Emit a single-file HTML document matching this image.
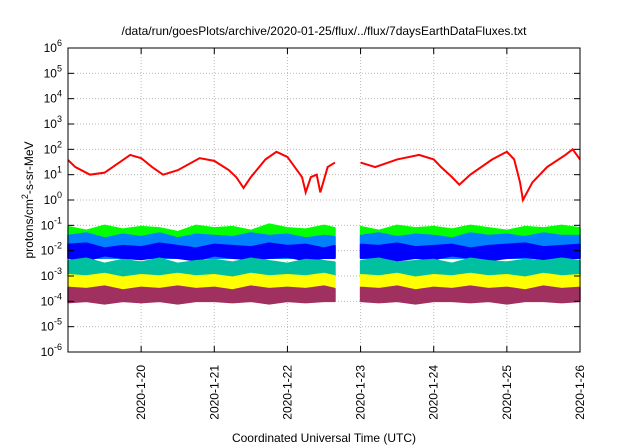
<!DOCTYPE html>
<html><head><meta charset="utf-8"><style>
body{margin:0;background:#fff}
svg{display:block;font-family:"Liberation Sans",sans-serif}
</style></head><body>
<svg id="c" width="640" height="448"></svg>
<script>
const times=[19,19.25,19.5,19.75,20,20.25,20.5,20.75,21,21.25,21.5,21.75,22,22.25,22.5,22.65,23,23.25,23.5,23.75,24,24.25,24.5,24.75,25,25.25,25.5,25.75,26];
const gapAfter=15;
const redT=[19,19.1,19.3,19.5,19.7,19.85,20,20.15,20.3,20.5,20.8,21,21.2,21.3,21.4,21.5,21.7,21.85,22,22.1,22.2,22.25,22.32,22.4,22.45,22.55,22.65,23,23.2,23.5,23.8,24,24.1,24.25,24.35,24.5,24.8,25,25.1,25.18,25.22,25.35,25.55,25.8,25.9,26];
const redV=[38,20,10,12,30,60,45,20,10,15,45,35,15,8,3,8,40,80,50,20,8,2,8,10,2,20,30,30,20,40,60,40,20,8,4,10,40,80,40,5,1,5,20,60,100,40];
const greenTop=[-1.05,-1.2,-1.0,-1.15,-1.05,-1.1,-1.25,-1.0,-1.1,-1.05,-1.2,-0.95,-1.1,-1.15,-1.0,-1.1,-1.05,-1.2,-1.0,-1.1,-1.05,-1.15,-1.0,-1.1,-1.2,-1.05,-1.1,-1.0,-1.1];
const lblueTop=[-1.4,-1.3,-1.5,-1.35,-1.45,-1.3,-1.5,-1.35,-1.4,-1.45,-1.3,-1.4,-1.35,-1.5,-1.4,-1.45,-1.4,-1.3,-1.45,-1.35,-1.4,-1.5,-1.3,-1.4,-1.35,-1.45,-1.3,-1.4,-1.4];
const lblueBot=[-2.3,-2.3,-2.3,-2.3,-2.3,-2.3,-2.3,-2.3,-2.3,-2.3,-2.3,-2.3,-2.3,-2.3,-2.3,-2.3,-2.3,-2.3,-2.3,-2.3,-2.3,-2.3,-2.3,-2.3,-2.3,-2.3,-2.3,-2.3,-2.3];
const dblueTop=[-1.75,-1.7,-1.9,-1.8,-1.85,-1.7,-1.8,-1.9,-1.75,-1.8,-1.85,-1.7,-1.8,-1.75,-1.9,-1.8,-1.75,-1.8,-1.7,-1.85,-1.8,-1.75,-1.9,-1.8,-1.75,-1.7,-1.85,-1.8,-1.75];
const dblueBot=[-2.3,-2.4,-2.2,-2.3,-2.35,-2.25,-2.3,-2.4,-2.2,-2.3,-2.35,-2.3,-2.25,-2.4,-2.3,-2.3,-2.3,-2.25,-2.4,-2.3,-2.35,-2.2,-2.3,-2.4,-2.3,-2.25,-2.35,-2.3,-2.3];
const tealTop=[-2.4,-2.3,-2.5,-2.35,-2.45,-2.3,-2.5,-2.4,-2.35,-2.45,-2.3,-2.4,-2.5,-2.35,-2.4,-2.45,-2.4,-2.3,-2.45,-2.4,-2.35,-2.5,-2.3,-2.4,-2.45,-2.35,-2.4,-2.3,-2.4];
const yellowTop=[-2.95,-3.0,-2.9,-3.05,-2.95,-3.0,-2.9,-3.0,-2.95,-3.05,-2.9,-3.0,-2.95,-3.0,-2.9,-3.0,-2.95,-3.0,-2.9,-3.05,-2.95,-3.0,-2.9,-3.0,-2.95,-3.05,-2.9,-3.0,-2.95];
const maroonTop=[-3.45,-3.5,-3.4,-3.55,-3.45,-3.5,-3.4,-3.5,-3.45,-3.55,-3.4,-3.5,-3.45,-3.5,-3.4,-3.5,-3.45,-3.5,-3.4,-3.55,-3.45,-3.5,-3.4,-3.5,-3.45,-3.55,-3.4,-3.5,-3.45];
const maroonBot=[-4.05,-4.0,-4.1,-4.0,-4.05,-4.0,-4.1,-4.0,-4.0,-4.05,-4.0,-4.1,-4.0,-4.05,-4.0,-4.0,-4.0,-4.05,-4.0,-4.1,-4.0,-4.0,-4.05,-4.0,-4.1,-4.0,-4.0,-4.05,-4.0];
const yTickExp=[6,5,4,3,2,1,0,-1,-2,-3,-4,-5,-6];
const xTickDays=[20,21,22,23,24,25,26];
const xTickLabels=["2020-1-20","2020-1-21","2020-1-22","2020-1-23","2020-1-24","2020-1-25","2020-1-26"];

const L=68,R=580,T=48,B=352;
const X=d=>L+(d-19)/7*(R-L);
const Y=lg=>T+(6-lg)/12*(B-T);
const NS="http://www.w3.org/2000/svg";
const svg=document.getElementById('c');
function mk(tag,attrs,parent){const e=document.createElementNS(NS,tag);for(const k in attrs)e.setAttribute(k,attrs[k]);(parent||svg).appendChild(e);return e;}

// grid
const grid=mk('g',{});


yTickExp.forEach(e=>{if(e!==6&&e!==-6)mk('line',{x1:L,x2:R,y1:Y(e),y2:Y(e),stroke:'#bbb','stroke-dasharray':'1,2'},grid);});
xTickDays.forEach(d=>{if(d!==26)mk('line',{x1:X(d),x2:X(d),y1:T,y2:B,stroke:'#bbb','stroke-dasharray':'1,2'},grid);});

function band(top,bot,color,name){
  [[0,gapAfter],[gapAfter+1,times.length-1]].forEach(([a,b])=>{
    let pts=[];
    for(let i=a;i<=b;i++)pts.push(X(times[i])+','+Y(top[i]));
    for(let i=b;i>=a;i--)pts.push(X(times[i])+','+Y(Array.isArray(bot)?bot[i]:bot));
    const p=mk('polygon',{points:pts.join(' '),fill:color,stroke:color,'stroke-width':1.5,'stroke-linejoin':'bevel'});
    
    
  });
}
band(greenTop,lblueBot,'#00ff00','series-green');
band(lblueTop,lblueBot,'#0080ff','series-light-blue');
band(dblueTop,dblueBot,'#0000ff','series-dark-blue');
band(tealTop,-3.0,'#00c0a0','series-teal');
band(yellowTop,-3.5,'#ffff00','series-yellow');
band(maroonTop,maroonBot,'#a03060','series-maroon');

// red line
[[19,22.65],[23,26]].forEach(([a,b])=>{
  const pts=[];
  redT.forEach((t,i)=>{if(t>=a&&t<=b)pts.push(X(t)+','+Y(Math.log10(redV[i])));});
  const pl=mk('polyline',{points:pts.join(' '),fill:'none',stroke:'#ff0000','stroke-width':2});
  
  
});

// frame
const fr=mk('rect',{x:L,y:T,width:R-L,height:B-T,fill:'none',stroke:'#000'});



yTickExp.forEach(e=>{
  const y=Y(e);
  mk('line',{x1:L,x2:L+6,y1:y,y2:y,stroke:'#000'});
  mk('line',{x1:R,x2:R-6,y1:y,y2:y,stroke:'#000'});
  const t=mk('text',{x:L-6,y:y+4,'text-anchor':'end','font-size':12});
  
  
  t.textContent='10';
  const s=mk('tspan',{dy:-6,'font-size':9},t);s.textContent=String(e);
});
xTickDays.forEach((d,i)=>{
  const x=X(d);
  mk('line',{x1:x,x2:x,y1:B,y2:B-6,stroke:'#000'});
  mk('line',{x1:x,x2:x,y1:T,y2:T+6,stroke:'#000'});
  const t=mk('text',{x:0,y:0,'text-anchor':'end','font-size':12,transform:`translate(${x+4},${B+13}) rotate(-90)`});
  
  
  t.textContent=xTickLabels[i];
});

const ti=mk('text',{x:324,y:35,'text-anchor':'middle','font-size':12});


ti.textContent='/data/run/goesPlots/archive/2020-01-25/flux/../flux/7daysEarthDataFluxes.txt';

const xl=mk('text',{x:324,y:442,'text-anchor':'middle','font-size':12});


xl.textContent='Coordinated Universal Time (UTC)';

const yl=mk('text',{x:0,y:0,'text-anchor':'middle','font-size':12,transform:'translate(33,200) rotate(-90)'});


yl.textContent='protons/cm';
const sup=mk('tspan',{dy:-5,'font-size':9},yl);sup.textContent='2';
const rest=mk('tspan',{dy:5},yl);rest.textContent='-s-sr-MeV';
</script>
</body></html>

----------

▶ _Your goal_: Pull out each line holding the string "document".

▶ _Solved problem_:
Emit a single-file HTML document matching this image.
const svg=document.getElementById('c');
function mk(tag,attrs,parent){const e=document.createElementNS(NS,tag);for(const k in attrs)e.setAttribute(k,attrs[k]);(parent||svg).appendChild(e);return e;}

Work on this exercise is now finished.